As FIRE staffers have previously discussed here on The Torch, J.S. and Layshock represented significant victories for the First Amendment. In both cases, the United States Court of Appeals for the Third Circuit held that school officials cannot discipline pupils for vulgar, lewd, or offensive speech posted on the Internet while the speaker is off school grounds. In Kowalski, by contrast, the United States Court of Appeals for the Fourth Circuit dealt a significant blow to student rights by upholding the school's disciplinary sanctions for off-campus, online speech. 

While public grade school and high school students do not enjoy the full protection of the First Amendment in the way that their public college counterparts do, these cases are nevertheless important for First Amendment rights in higher education because of the unfortunate tendency of many courts to import the legal standards governing high school restrictions on student speech into the higher education context. The different outcomes reached by the Third and Fourth Circuits suggested that the Court might decide to resolve the conflict by taking on one or all of the cases. 

As David Hudson, Jr. of the First Amendment Center explained this afternoon, the Supreme Court's decision to decline review of the conflicting circuit decisions means many important questions remain unanswered:

  • Do school officials even have jurisdiction over purely off-campus expression?
  • What is enough of a connection between an off-campus, online posting and school activities to trigger school jurisdiction?
  • When does off-campus, online student speech create a reasonable forecast of substantial disruption of school activities?
  • Can school officials discipline off-campus, online student speech because it invades the rights of other students?
  • Can school officials discipline students for off-campus, online speech simply because it contains vulgar and lewd language?

While FIRE is disappointed that the Court did not choose to rectify the Fourth Circuit's errors in Kowalski, the Court's decision to not review the cases at all may have been for the best. As Frank LoMonte, executive director of the Student Press Law Center, noted in Hudson's article: 

 "It has been very, very difficult for courts to set aside their revulsion over the specific speech in front of them and see beyond that to the larger constitutional issue," he said.

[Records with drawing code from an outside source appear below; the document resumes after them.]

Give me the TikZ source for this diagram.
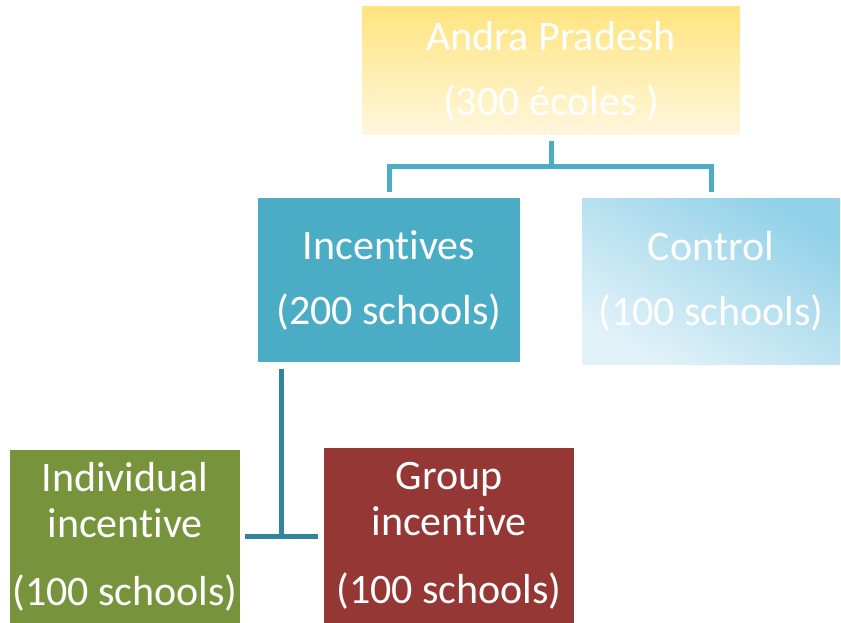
\documentclass[tikz,border=0pt]{standalone}
\usepackage{fontspec}
\setmainfont[Ligatures={NoCommon,NoRare,NoContextual},Contextuals=NoAlternate]{Carlito}
\usetikzlibrary{calc}
\definecolor{aqua}{HTML}{4BACC6}
\definecolor{aquadark}{HTML}{31849B}
\definecolor{olive}{HTML}{77933C}
\definecolor{brick}{HTML}{953735}
\definecolor{goldtop}{HTML}{FFE47F}
\definecolor{goldbot}{HTML}{FFF7DE}
\definecolor{skydark}{HTML}{92D1E8}
\definecolor{skylight}{HTML}{E2F2F9}
\begin{document}
\begin{tikzpicture}[x=1pt,y=-1pt,
  box/.style={rectangle, inner sep=0pt, align=center, text=white,
    font=\fontsize{42}{46}\selectfont},
  link/.style={line width=5pt, draw=aqua},
  sublink/.style={line width=5pt, draw=aquadark}]
\useasboundingbox (0,0) rectangle (841,623);

% boxes
\node[box, minimum width=378pt, minimum height=128pt,
  top color=goldtop, bottom color=goldbot] (top) at (551,71)
  {Andra Pradesh\\[19pt](300 écoles )};
\node[box, minimum width=262pt, minimum height=164pt, fill=aqua] (inc) at (389,280)
  {Incentives\\[19pt](200 schools)};
\node[box, minimum width=258pt, minimum height=166pt,
  top color=skydark, bottom color=skylight, shading angle=-30] (ctl) at (711,281)
  {Control\\[19pt](100 schools)};
\node[box, minimum width=230pt, minimum height=173pt, fill=olive] (ind) at (125,536.5)
  {Individual\\incentive\\[22pt](100 schools)};
\node[box, minimum width=250pt, minimum height=175pt, fill=brick] (grp) at (449,535.5)
  {Group\\incentive\\[22pt](100 schools)};

% connectors
\coordinate (j1) at (551,167);
\draw[link] ($(top.south)+(0,6)$) -- (j1);
\draw[link] ($(inc.north)+(0,-6)$) |- (j1) -| ($(ctl.north)+(0,-6)$);
\coordinate (j2) at (281,536);
\draw[sublink] ($(inc.south -| j2)+(0,7)$) -- (j2);
\draw[sublink] ($(ind.east |- j2)+(5,0)$) -- ($(grp.west |- j2)+(-6,0)$);
\end{tikzpicture}
\end{document}
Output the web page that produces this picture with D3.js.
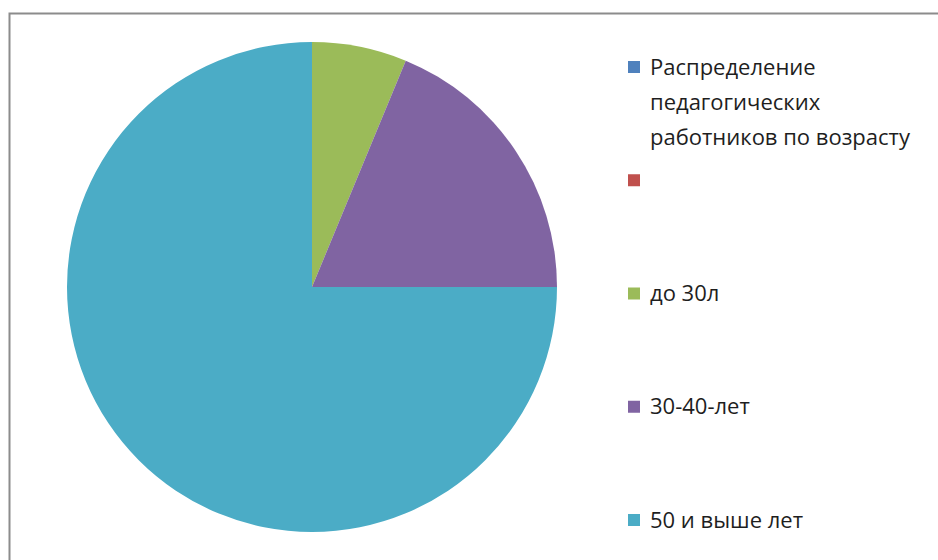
<!DOCTYPE html>
<html><head><meta charset="utf-8">
<script src="https://cdn.jsdelivr.net/npm/d3@7"></script>
<style>html,body{margin:0;padding:0;background:#fff;overflow:hidden}</style>
</head><body>
<svg id="c" width="938" height="560"></svg>
<script>
const categories = ["Распределение педагогических работников по возрасту", "", "до 30л", "30-40-лет", "50 и выше лет"];
const values = [0, 0, 1, 3, 12];
const colors = ["#4F81BD", "#C0504D", "#9BBB59", "#8064A2", "#4BACC6"];

const svg = d3.select("#c");
svg.append("rect").attr("x", 9.5).attr("y", 13.5).attr("width", 940).attr("height", 560)
  .attr("fill", "#fff").attr("stroke", "#8c8c8c").attr("stroke-width", 2);

const cx = 312, cy = 287, r = 245;
const data = categories.map((c, i) => ({cat: c, value: values[i], color: colors[i]}));
const pie = d3.pie().sort(null).value(d => d.value);
const arc = d3.arc().innerRadius(0).outerRadius(r);
svg.append("g").attr("transform", `translate(${cx},${cy})`)
  .selectAll("path").data(pie(data).filter(d => d.data.value > 0)).join("path")
  .attr("d", arc).attr("fill", d => d.data.color);

const legendY = d3.scalePoint().domain(d3.range(categories.length)).range([67, 520]);
const lg = svg.append("g").attr("font-family", "'Open Sans', sans-serif").attr("font-size", 22).attr("fill", "#1e1e1e");
const wrap = {0: ["Распределение", "педагогических", "работников по возрасту"]};
data.forEach((d, i) => {
  const y = legendY(i);
  lg.append("rect").attr("x", 628).attr("y", y - 6).attr("width", 12).attr("height", 12).attr("fill", d.color);
  const lines = wrap[i] || [d.cat];
  const t = lg.append("text").attr("x", 650).attr("y", y);
  lines.forEach((ln, j) => t.append("tspan").attr("x", 650).attr("y", y + j * 35).attr("dy", "0.35em").text(ln));
});
</script>
</body></html>
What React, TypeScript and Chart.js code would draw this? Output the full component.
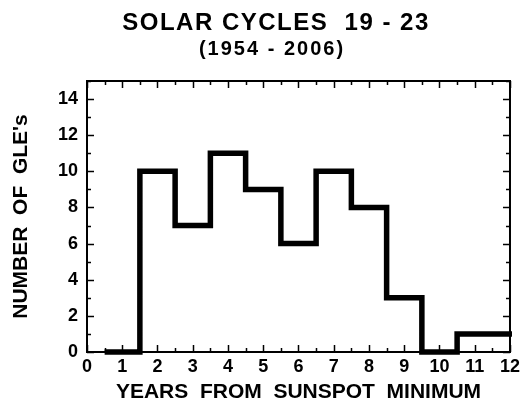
import React, { useEffect, useRef } from "react";
import { Chart, registerables } from "chart.js";

Chart.register(...registerables);

// ---- data ----
const years = [1, 2, 3, 4, 5, 6, 7, 8, 9, 10, 11, 12];
const gleCounts = [0, 10, 7, 11, 9, 6, 10, 8, 3, 0, 1, 1];
const xTickValues = [0, 1, 2, 3, 4, 5, 6, 7, 8, 9, 10, 11, 12];
const yTickValues = [0, 2, 4, 6, 8, 10, 12, 14];
const xMin = 0;
const xMax = 12;
const yMin = 0;
const yMax = 15;
const titleText = "SOLAR CYCLES  19 - 23";
const subtitleText = "(1954 - 2006)";
const xTitleText = "YEARS  FROM  SUNSPOT  MINIMUM";
const yTitleText = "NUMBER  OF  GLE's";

const FONT = "'Liberation Sans', Arial, Helvetica, sans-serif";

// step histogram: each year is a bin of width 1 centred on the year
const stepPoints = years.map((yr, i) => ({ x: yr - 0.5, y: gleCounts[i] }));
stepPoints.push({ x: years[years.length - 1] + 0.5, y: gleCounts[gleCounts.length - 1] });

const framePlugin = {
  id: "frame",
  afterDatasetsDraw(chart: any) {
    const { ctx, chartArea: a, scales } = chart;
    const x = scales.x;
    const y = scales.y;
    ctx.save();
    ctx.strokeStyle = "#000";
    ctx.lineWidth = 1.5;
    ctx.beginPath();
    for (let v = xMin; v <= xMax + 1e-9; v += 0.5) {
      const px = Math.round(x.getPixelForValue(v)) + 0.5;
      const len = Math.abs(v - Math.round(v)) < 1e-9 ? 7 : 4;
      ctx.moveTo(px, a.bottom);
      ctx.lineTo(px, a.bottom - len);
      ctx.moveTo(px, a.top);
      ctx.lineTo(px, a.top + len);
    }
    for (let v = yMin; v <= yMax + 1e-9; v += 1) {
      const py = Math.round(y.getPixelForValue(v)) + 0.5;
      const len = v % 2 === 0 ? 7 : 4;
      ctx.moveTo(a.left, py);
      ctx.lineTo(a.left + len, py);
      ctx.moveTo(a.right, py);
      ctx.lineTo(a.right - len, py);
    }
    ctx.stroke();
    ctx.lineWidth = 2;
    ctx.strokeRect(a.left, a.top, a.right - a.left, a.bottom - a.top);
    ctx.restore();
  },
};

const titlesPlugin = {
  id: "titles",
  afterDraw(chart: any) {
    const { ctx } = chart;
    ctx.save();
    ctx.fillStyle = "#000";
    ctx.textAlign = "center";
    ctx.textBaseline = "alphabetic";
    ctx.letterSpacing = "1.5px";
    ctx.font = `bold 24px ${FONT}`;
    ctx.fillText(titleText, 276, 30);
    ctx.letterSpacing = "2px";
    ctx.font = `bold 20px ${FONT}`;
    ctx.fillText(subtitleText, 272, 55);
    ctx.restore();
  },
};

export default function App() {
  const canvasRef = useRef<HTMLCanvasElement | null>(null);

  useEffect(() => {
    const canvas = canvasRef.current;
    if (!canvas) return;
    const tickFont = { family: FONT, size: 18, weight: "bold" as const };
    const titleFont = { family: FONT, size: 21, weight: "bold" as const };
    const chart = new Chart(canvas, {
      type: "line",
      data: {
        datasets: [
          {
            data: stepPoints,
            stepped: "before",
            borderColor: "#000",
            borderWidth: 5.5,
            pointRadius: 0,
            pointHoverRadius: 0,
            fill: false,
            tension: 0,
            borderJoinStyle: "miter",
            borderCapStyle: "butt",
            clip: { left: 10, top: 10, right: 2, bottom: 10 },
          } as any,
        ],
      },
      options: {
        animation: false,
        responsive: false,
        events: [],
        layout: { padding: { top: 81, right: 12, left: 0, bottom: 0 } },
        plugins: {
          legend: { display: false },
          tooltip: { enabled: false },
          title: { display: false },
        },
        scales: {
          x: {
            type: "linear",
            min: xMin,
            max: xMax,
            afterBuildTicks: (s: any) => {
              s.ticks = xTickValues.map((v) => ({ value: v }));
            },
            afterFit: (s: any) => {
              s.height = 54;
            },
            ticks: {
              font: tickFont,
              color: "#000",
              padding: 4,
              maxRotation: 0,
              autoSkip: false,
            },
            grid: { display: false, drawTicks: false },
            border: { display: false },
            title: {
              display: true,
              text: xTitleText,
              color: "#000",
              font: titleFont,
              padding: { top: 0, bottom: 1 },
            },
          },
          y: {
            type: "linear",
            min: yMin,
            max: yMax,
            afterBuildTicks: (s: any) => {
              s.ticks = yTickValues.map((v) => ({ value: v }));
            },
            afterFit: (s: any) => {
              s.width = 87;
            },
            ticks: {
              font: tickFont,
              color: "#000",
              padding: 9,
              autoSkip: false,
            },
            grid: { display: false, drawTicks: false },
            border: { display: false },
            title: {
              display: true,
              text: yTitleText,
              color: "#000",
              font: titleFont,
              padding: { top: 9, bottom: 0 },
            },
          },
        },
      },
      plugins: [framePlugin, titlesPlugin],
    });
    return () => chart.destroy();
  }, []);

  return (
    <div
      style={{
        position: "absolute",
        left: 0,
        top: 0,
        width: 524,
        height: 406,
        background: "#fff",
      }}
    >
      <canvas ref={canvasRef} width={524} height={406} style={{ display: "block" }} />
    </div>
  );
}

"Just as the Court made an ill-considered First Amendment ruling in the Morse [Morse v. Frederick (2007)] case out of sympathy for the particular school administrator, I think the temptation would have been irresistible to do violence to the First Amendment so that the students in these cases didn't escape unpunished. The speech by these students was in no way representative of the creative and substantive ways in which student bloggers, journalists and artists are using the Web every day, but those students' rights could have suffered real and permanent damage had the Court taken up these cases."

Hopefully, the Court will act soon to establish a national standard that protects student speech rights. With conflicting appellate opinions in place, a K-12 student's First Amendment rights to speech on the Internet now unfortunately depend on where he or she happens to go to school.